From our friends at SkyReport.com
Mediacom has become the easiest top 10 MSO target for DBS operators looking for a cable customer or two.
Thanks to the debut of satellite-delivered local TV packages in key Mediacom markets, the operator has suffered subscriber losses. Some analysts suggest satellite-based local-into-local reaches 64 percent of Mediacom's footprint.
The company is looking to turn its fortunes around, and has increased marketing spending by more than 45 percent in the third quarter in an effort to retain basic customers. And this week, Mediacom became a stronger competitor with news that it would double speeds for its online high-speed Internet customers.
We're not saying that more marketing spending and faster broadband speeds are the only things that will save Mediacom from its DBS nemesis. But given that Mediacom has a bulk of its systems in non-metropolitan markets, enhancing the high-speed portion of its business could only complicate matters for that still-nascent satellite industry: Broadband
At the moment, the price for satellite broadband comes somewhat close (but close enough?) to the wired competition.
StarBand offers its "Starter Plan" for $39.99 a month for up to 250 kbps downstream, yet the equipment costs $699. Other plans run from $49.99 to $99.99 a month for up to 500 kbps, with equipment prices between $199 and $699, depending on package.
On the cable side, Comcast offers broadband for $42.95 a month for speeds up to 25 times faster than a dial-up connection, and consumers have the option to buy or lease equipment. A Motorola SURFboard cable modem can be bought for $59.99.

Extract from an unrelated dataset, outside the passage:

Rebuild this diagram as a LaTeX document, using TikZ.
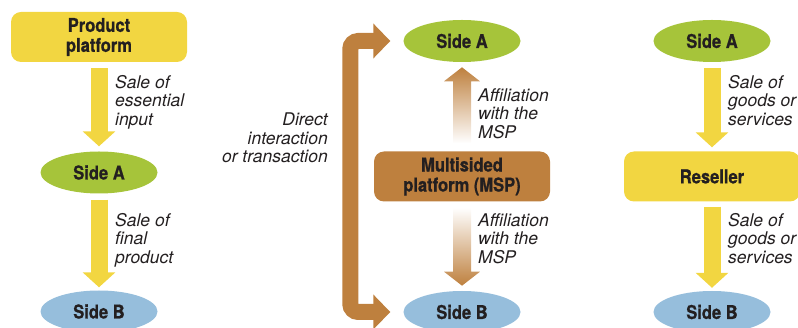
\documentclass[tikz,border=0pt]{standalone}
\usepackage{fontspec}
\setmainfont{TeX Gyre Heros}
\newfontfamily\boldcond{TeX Gyre Heros}[FakeStretch=0.87, BoldFeatures={FakeBold=0.8}]
\usetikzlibrary{arrows.meta,shapes.geometric}
\definecolor{ylw}{HTML}{F2D641}
\definecolor{grn}{HTML}{A6C43A}
\definecolor{blu}{HTML}{96BEDC}
\definecolor{brn}{HTML}{BE803E}
\definecolor{ink}{HTML}{231F20}
\begin{document}
\begin{tikzpicture}[x=1pt,y=-1pt,
  box/.style={rectangle, rounded corners=10pt, fill=ylw, minimum width=176pt, minimum height=50pt, inner sep=0pt, align=center, font=\boldcond\bfseries\fontsize{19}{20}\selectfont, text=ink},
  sidea/.style={ellipse, fill=grn, minimum width=117pt, minimum height=42pt, inner sep=0pt, font=\boldcond\bfseries\fontsize{19}{20}\selectfont, text=ink},
  sideb/.style={sidea, fill=blu},
  lbl/.style={anchor=north west, inner sep=0pt, align=left, font=\itshape\fontsize{17.5}{18.5}\selectfont, text=ink},
  yarrow/.style={draw=ylw, line width=17pt, -{Triangle[width=32pt,length=15pt]}},
  barrow/.style={draw=brn, line width=16pt, rounded corners=8pt, {Triangle[width=34pt,length=17pt]}-{Triangle[width=34pt,length=17pt]}},
]
\useasboundingbox (0,0) rectangle (798,328);
\clip (0,0) rectangle (798,328);

% left column
\node[box] (pp) at (99,37) {Product\\platform};
\node[sidea] (la) at (99,172.5) {Side A};
\node[sideb] (lb) at (99,311.5) {Side B};
\draw[yarrow] ([yshift=-6pt]pp.south) -- ([yshift=5pt]la.north);
\draw[yarrow] ([yshift=-6pt]la.south) -- ([yshift=3pt]lb.north);
\node[lbl] (l1) at (115,75) {Sale of\\essential\\input};
\node[lbl] (l2) at (115,213) {Sale of\\final\\product};

% middle column
\node[sidea] (ma) at (462,41) {Side A};
\node[box, fill=brn] (msp) at (462,176.5) {Multisided\\platform (MSP)};
\node[sideb] (mb) at (462,312) {Side B};
\shade[top color=brn, bottom color=white] ([xshift=-9pt,yshift=8pt]msp.north) -- ++(0,-62) -- ++(-9,0) -- ++(18,-14) -- ++(18,14) -- ++(-9,0) -- ++(0,62) -- cycle;
\shade[top color=white, bottom color=brn] ([xshift=-9pt,yshift=-6pt]msp.south) -- ++(0,64) -- ++(-9,0) -- ++(18,14) -- ++(18,-14) -- ++(-9,0) -- ++(0,-64) -- cycle;
\draw[barrow] ([xshift=-13pt]ma.west) -- ++(-40,0) |- ([xshift=-13pt]mb.west);
\node[lbl, anchor=north east, align=right] (dl) at (328,113) {Direct\\interaction\\or transaction};
\node[lbl] (m1) at (478,88) {Affiliation\\with the\\MSP};
\node[lbl] (m2) at (478,213) {Affiliation\\with the\\MSP};

% right column
\node[sidea] (ra) at (712,41) {Side A};
\node[box] (rs) at (712,176.5) {Reseller};
\node[sideb] (rb) at (712,312) {Side B};
\draw[yarrow] ([yshift=-6pt]ra.south) -- ([yshift=4pt]rs.north);
\draw[yarrow] ([yshift=-5pt]rs.south) -- ([yshift=3pt]rb.north);
\node[lbl] (r1) at (728,75) {Sale of\\goods or\\services};
\node[lbl] (r2) at (728,213) {Sale of\\goods or\\services};
\end{tikzpicture}
\end{document}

Still, even with the price comparisons, satellite broadband may lose the argument that it can deliver to areas where wired broadband can't reach.
Rural phone companies - and even some of the bigger regional bells - are getting DSL to outlying areas. Wireless technology, a big favorite among the folks at the Federal Communications Commission, also may get undeserved areas connected to the Internet.
And cable modems are making inroads into rural areas. SkyFILES has touted the virtues of Spring Creek Cable, a small operator located on the remote Western Slope of Colorado. The locally-owned company is delivering broadband service (speeds between 128 kpbs and 512 kbps) for between $39.95 and $39.95 a month.
And now Mediacom is doubling its broadband speeds for its customers.
The rural U.S. may remain stranded on a digital divide, but the services are coming to remote parts of the country. Question is, will the dish beat the wire to deliver service to underserved areas? Or will satellite broadband continue its stumble into the Internet access business?